Asian Stocks Snap Six-Day Gain as Oil Falls, Japan Shares Down

Updated on
  • Crude enters bear market after slumping 20% since June
  • Japan to release details of stimulus after government approval

Will Markets Be Disappointed Over Japan’s Stimulus Plan?

Asian stocks fell for the first time in seven days as Japanese shares closed lower before the government announces details of a stimulus package, while energy companies declined as oil entered a bear market.

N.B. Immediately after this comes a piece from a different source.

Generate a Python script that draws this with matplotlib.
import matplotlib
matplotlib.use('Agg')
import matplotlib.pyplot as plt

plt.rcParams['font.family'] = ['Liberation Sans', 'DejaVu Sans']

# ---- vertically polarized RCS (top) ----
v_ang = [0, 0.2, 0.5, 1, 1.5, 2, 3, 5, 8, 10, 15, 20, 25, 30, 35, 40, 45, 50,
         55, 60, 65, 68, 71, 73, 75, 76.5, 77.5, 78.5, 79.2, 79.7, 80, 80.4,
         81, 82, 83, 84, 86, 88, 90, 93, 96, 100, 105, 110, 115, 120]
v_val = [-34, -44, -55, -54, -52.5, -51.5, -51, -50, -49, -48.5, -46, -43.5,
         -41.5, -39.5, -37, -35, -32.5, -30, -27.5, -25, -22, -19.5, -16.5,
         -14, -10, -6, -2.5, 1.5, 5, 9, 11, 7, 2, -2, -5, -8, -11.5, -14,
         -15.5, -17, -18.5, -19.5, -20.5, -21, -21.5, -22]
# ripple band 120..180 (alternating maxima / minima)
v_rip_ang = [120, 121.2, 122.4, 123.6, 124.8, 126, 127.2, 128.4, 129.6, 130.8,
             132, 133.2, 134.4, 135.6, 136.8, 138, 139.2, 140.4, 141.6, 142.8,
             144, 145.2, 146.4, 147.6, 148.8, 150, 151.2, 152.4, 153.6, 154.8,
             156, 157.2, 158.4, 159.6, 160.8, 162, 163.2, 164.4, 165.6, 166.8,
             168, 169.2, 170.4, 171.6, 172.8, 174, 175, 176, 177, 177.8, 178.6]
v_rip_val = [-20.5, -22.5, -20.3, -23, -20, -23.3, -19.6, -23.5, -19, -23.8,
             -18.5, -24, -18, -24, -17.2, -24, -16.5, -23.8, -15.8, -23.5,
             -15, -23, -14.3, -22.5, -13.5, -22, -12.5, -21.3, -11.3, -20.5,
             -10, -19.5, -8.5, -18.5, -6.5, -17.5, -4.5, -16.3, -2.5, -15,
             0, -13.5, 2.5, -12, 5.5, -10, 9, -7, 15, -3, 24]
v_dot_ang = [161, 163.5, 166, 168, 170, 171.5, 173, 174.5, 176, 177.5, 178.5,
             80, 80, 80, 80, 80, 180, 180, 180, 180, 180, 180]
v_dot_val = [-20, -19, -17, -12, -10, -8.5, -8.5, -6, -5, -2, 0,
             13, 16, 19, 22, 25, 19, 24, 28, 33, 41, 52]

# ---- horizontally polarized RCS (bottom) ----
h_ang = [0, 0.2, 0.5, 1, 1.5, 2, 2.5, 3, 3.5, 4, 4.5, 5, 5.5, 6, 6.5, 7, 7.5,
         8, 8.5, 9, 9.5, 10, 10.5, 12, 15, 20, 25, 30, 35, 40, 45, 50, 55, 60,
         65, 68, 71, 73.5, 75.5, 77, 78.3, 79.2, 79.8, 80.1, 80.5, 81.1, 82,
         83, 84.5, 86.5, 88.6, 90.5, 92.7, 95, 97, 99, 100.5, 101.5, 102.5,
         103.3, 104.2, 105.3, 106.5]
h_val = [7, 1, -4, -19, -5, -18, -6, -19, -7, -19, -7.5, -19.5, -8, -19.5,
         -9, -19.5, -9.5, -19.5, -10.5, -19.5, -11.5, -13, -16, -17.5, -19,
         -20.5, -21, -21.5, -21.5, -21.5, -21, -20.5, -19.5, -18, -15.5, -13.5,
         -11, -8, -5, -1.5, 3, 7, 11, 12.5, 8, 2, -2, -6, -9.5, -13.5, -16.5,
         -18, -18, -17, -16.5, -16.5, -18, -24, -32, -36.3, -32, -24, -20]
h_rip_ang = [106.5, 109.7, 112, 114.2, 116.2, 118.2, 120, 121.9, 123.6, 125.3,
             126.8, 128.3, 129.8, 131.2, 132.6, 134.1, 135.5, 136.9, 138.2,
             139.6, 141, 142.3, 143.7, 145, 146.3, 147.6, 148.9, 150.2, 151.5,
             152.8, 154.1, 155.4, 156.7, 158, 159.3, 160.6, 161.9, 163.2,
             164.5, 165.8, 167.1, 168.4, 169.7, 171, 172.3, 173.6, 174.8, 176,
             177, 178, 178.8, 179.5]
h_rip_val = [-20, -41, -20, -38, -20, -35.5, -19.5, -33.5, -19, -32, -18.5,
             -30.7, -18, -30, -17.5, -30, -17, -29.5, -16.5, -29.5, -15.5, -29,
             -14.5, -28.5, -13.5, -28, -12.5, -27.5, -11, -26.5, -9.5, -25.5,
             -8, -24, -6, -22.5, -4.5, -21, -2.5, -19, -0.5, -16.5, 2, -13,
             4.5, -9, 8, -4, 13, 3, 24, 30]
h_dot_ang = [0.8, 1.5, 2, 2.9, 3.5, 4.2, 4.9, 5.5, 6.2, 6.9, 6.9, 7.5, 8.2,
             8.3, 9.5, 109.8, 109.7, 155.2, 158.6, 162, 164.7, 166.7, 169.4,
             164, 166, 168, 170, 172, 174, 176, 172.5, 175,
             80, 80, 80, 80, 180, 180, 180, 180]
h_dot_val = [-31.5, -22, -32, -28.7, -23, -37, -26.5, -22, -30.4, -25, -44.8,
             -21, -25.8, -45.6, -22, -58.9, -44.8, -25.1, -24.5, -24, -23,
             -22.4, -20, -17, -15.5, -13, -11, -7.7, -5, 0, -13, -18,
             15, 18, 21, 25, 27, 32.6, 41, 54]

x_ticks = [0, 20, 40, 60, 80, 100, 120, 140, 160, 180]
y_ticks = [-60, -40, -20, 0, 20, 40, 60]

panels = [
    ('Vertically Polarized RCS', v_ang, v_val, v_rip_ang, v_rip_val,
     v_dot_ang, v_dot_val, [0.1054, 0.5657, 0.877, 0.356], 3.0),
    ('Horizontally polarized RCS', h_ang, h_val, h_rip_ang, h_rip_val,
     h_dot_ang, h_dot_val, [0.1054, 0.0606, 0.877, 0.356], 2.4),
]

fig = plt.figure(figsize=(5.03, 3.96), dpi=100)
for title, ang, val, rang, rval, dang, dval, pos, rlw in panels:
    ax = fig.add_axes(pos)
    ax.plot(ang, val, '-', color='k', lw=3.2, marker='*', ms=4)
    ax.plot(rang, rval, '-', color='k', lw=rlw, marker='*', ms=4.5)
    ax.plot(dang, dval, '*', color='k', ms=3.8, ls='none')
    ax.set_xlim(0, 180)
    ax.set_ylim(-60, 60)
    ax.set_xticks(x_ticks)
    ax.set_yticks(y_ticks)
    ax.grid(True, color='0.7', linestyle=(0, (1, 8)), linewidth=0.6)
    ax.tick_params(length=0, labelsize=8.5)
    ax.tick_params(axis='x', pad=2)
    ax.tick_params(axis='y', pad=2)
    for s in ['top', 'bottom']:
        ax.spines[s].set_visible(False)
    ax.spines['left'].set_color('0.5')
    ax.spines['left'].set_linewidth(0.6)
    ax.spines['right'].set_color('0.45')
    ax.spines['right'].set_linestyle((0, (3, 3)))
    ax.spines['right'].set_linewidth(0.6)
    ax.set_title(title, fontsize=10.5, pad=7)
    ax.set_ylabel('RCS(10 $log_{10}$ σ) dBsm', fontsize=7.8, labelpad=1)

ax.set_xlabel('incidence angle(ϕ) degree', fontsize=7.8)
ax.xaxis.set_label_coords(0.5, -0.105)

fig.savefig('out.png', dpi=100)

The MSCI Asia Pacific Index dropped 0.7 percent to 136.47 as of 4 p.m. in Singapore after closing at an 11-month high on Monday. Energy and consumer-discretionary stocks led losses after crude sank below $40 a barrel on Monday for the first time since April. Japan’s Topix index lost 1.6 percent, closing at a three-week low, as investors weighed earnings and the government was poised to released details on steps to bolster an economy threatened by a strengthening yen and weak consumer spending.

Asian equities have extended their rally in July, which was the best month since March, on the prospect of more global stimulus. The regional gauge has shrugged off the fallout from Britain’s vote to leave the European Union and is up around 3 percent for the year. Still, oil’s drop of more than 20 percent from its June high is muddying the waters and raising concern over the fragility of the global economic recovery.

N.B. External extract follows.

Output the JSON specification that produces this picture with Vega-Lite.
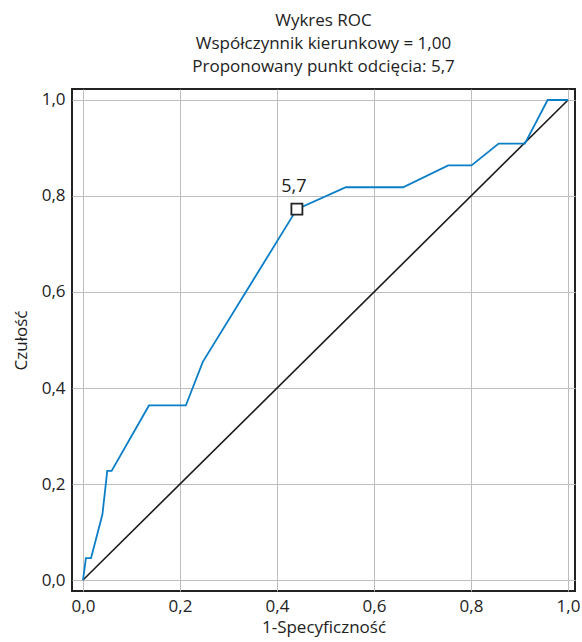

Crude’s decline “will probably weigh on sentiment a little bit and we may see some risk-off moves associated with that,” said James Woods, a strategist at Rivkin Securities in Sydney. “We’ll have an update from Shinzo Abe in Japan today, just running through the measures of the 28 trillion yen stimulus package. It’s really what’s going to dictate risk sentiment today.”

Stimulus Package

Japan’s government is set to announce 4.6 trillion yen ($45 billion) in extra spending for the current fiscal year on Tuesday, according to a draft of the plan obtained by Bloomberg that was being discussed by ruling party lawmakers ahead of a cabinet meeting. The spending is part of what Prime Minister Abe has flagged as a 28 trillion yen program.

Australia’s S&P/ASX 200 Index resumed declines and dropped 0.8 percent, the most in four weeks, after the nation’s central bank cut interest rates to a record low to spur inflation and support the labor market. New Zealand’s S&P/NZX 50 Index lost 0.4 percent, retreating from a record and South Korea’s Kospi Index slipped 0.5 percent. Singapore’s STI Index decreased 1.4 percent Vietnam’s VN Index was down 1.9 percent.

Inpex Corp. fell 5.5 percent in Tokyo leading declines in energy companies. Kotobuki Spirits Co. dropped 13 percent after first-quarter earnings slumped. Philippine Long Distance Telephone Co. lost 8.2 percent, the most in five months, after cutting its dividend amid a drop in profits.

Trading in Hong Kong’s stocks and derivatives markets was canceled as typhoon Nida lashed the city, disrupting business and flights. The Shanghai Composite Index rose 0.6 percent.

Futures on the S&P 500 Index declined 0.1 percent. The U.S. equity benchmark index retreated 0.1 percent on Monday, with a slump in energy shares outweighing gains in health-care and technology companies.